4. Share your lives through emotional intimacy. Create and share a private world where you confide deeply about life, joys, fears, hurts, frustrations and challenges. Talk often and openly about feelings and wonderment. Stay in touch with the details of each other’s emotional lives. Use each other as sounding boards for talking a problem out loud, working through issues and gaining a valued perspective. Turn to each other for advice and comfort. Be a good listener. Show empathy and concern.

5. Enjoy each other’s companionship. Spend time together in mutually enjoyable activities. Laugh and play together. Enjoy each other’s sense of humor. Find common interests. Make memories. Have adventures together. Take time for leisure and light-hearted fun. Take time for yourselves as a couple and nourish your marriage. Honor your specialness by celebrating birthdays, anniversaries, holidays and other couple and family rituals with gusto and verve.

6. Keep romance alive. Make your marriage full of special surprises. Surprise your spouse with a vacation, a special date night, flowers, candy, special gifts or whatever excites them. Take the time to really know each other so your surprises have meaning. Marriage needs regular sexual fulfillment. Set the stage so the spark of passion stays alive.

7. Operate as a team. Share household responsibilities as equals. Parent as a team. Manage money as a team. Coordinate schedules and activities together. Plan and make decisions together. Support both your own family commitments and the extended family obligations as a team. Worship together and share your spiritual journey.

Dream together and build a future together. Accept each other’s influence and ideas. Work out differences with respect, patience, flexibility and a genuine spirit of learning. Focus on being kind and not on being right. You can disagree without being disagreeable.

8. Manage your personal stress. Don’t bring anger, frustration and hurt from work or other situations into your home and unfairly take it out on those you love. Your home and marriage should be a haven and a place of peace.

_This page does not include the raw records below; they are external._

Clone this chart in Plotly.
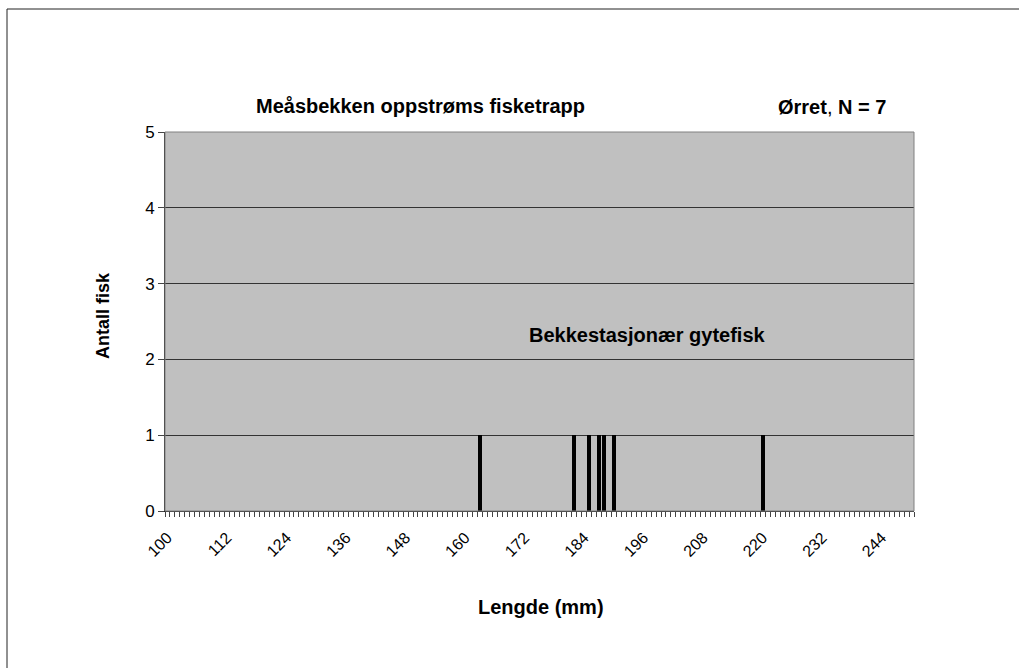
import plotly.graph_objects as go

lengths = [163, 182, 185, 187, 188, 190, 220]
counts = [1, 1, 1, 1, 1, 1, 1]
x_tick_labels = list(range(100, 245, 12))
y_ticks = [0, 1, 2, 3, 4, 5]

title_text = "Meåsbekken oppstrøms fisketrapp"
species_text = "<b>Ørret</b>, <b>N = 7</b>"
group_text = "Bekkestasjonær gytefisk"
x_title = "Lengde (mm)"
y_title = "Antall fisk"

FONT = "Liberation Sans, Arial, sans-serif"

L, R, T, B = 165, 105, 132, 157
PW, PH = 1019 - L - R, 668 - T - B


def px(x):
    return (x - L) / PW


def py(y):
    return (668 - B - y) / PH


fig = go.Figure()
fig.add_trace(go.Bar(x=lengths, y=counts, width=0.75,
                     marker=dict(color="black", line=dict(width=0)),
                     showlegend=False))

fig.update_layout(
    width=1019, height=668,
    margin=dict(l=L, r=R, t=T, b=B),
    paper_bgcolor="white",
    plot_bgcolor="#C0C0C0",
    font=dict(family=FONT, color="black", size=16),
    bargap=0,
)

fig.update_xaxes(
    range=[99.5, 250.5],
    tickmode="array", tickvals=x_tick_labels,
    ticktext=[str(v) for v in x_tick_labels],
    tickangle=-45, ticks="", tickfont=dict(size=16),
    ticklabelstandoff=10,
    showgrid=False, zeroline=False,
    showline=True, linecolor="#222222", linewidth=1,
    minor=dict(tick0=99.5, dtick=1, ticks="outside", ticklen=5,
               tickcolor="#444444", tickwidth=1, showgrid=False),
)
fig.update_yaxes(
    range=[0, 5], tickmode="array", tickvals=y_ticks,
    ticks="outside", ticklen=6, tickcolor="#444444",
    tickfont=dict(size=17),
    showgrid=True, gridcolor="#333333", gridwidth=1,
    zeroline=False,
    showline=True, linecolor="#222222", linewidth=1,
)

# plot area border
fig.add_shape(type="rect", xref="paper", yref="paper", x0=0, y0=0, x1=1, y1=1,
              line=dict(color="#808080", width=1), layer="above")
# chart border (top and left visible)
fig.add_shape(type="line", xref="paper", yref="paper",
              x0=px(7), y0=py(9), x1=px(1030), y1=py(9),
              line=dict(color="#222222", width=1))
fig.add_shape(type="line", xref="paper", yref="paper",
              x0=px(7), y0=py(9), x1=px(7), y1=py(680),
              line=dict(color="#222222", width=1))

fig.add_annotation(xref="paper", yref="paper", x=px(420), y=py(106),
                   text="<b>" + title_text + "</b>", showarrow=False,
                   font=dict(size=20), xanchor="center", yanchor="middle")
fig.add_annotation(xref="paper", yref="paper", x=px(832), y=py(107),
                   text=species_text, showarrow=False,
                   font=dict(size=20), xanchor="center", yanchor="middle")
fig.add_annotation(x=196.7, y=2.32, text="<b>" + group_text + "</b>", showarrow=False,
                   font=dict(size=20), xanchor="center", yanchor="middle")
fig.add_annotation(xref="paper", yref="paper", x=px(541), y=py(607),
                   text="<b>" + x_title + "</b>", showarrow=False,
                   font=dict(size=20), xanchor="center", yanchor="middle")
fig.add_annotation(xref="paper", yref="paper", x=px(103), y=py(316),
                   text="<b>" + y_title + "</b>", showarrow=False, textangle=-90,
                   font=dict(size=18), xanchor="center", yanchor="middle")

fig.write_html("out.html")
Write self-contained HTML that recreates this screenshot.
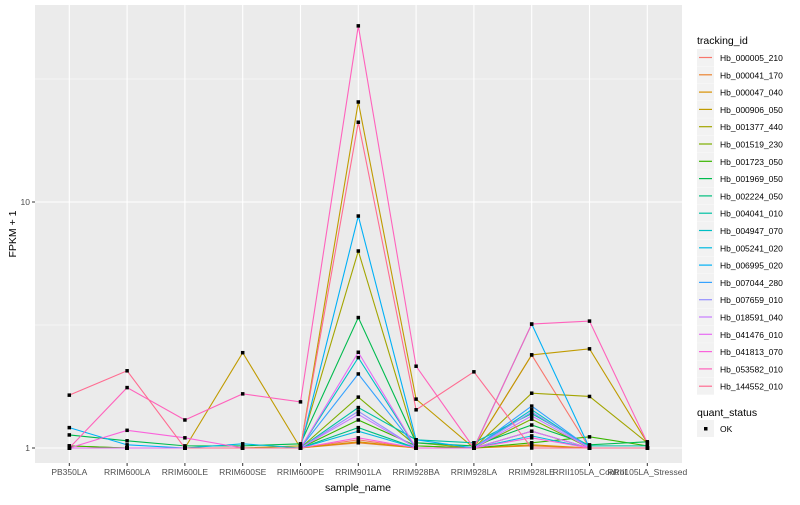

Take care of yourself through rest, leisure, exercise, and pleasant personal diversions. This will allow you to give energy to the marriage instead of being a source of strain and worry.

9. Be quick to apologize and forgive. Events will happen that are truly unfortunate, neglectful, mean-spirited, selfish and just plain wrong. Every relationship will have its emotional wounds and trauma experiences. Develop an attitude of resolving these issues quickly.

Try to learn about the impact of the mistake, acknowledge the harm that it causes, make amends if possible, ask for forgiveness and commit to preventing the hurt from occurring again. If you are on the receiving end, be quick to forgive. To forgive is a choice. Trust will be earned through time and change in behavior.

10. Develop skills for resolving conflict. Conflict is good. Conflict shows engagement.

Conflict gives couples a chance to clarify their own thoughts and emotions. If not confronted, it will grow and escalate. However, the process should be respectful and courteous.

Conflict resolution involves good listening, communicating clearly and not interrupting each other. It involves a willingness to compromise or to find solutions that work for both of you. It especially means minimizing disrespectful judgments, angry outbursts, selfish demands, defensiveness, blame, criticisms, contempt, or stonewalling to avoid the issue. Couples need to have a plan in place to disengage when emotions are heated and to re-engage in the same discussion within a reasonable time frame.

That’s it. It’s not easy. Having a great marriage takes a lot of work but the rewards far out weight the personal sacrifices involved.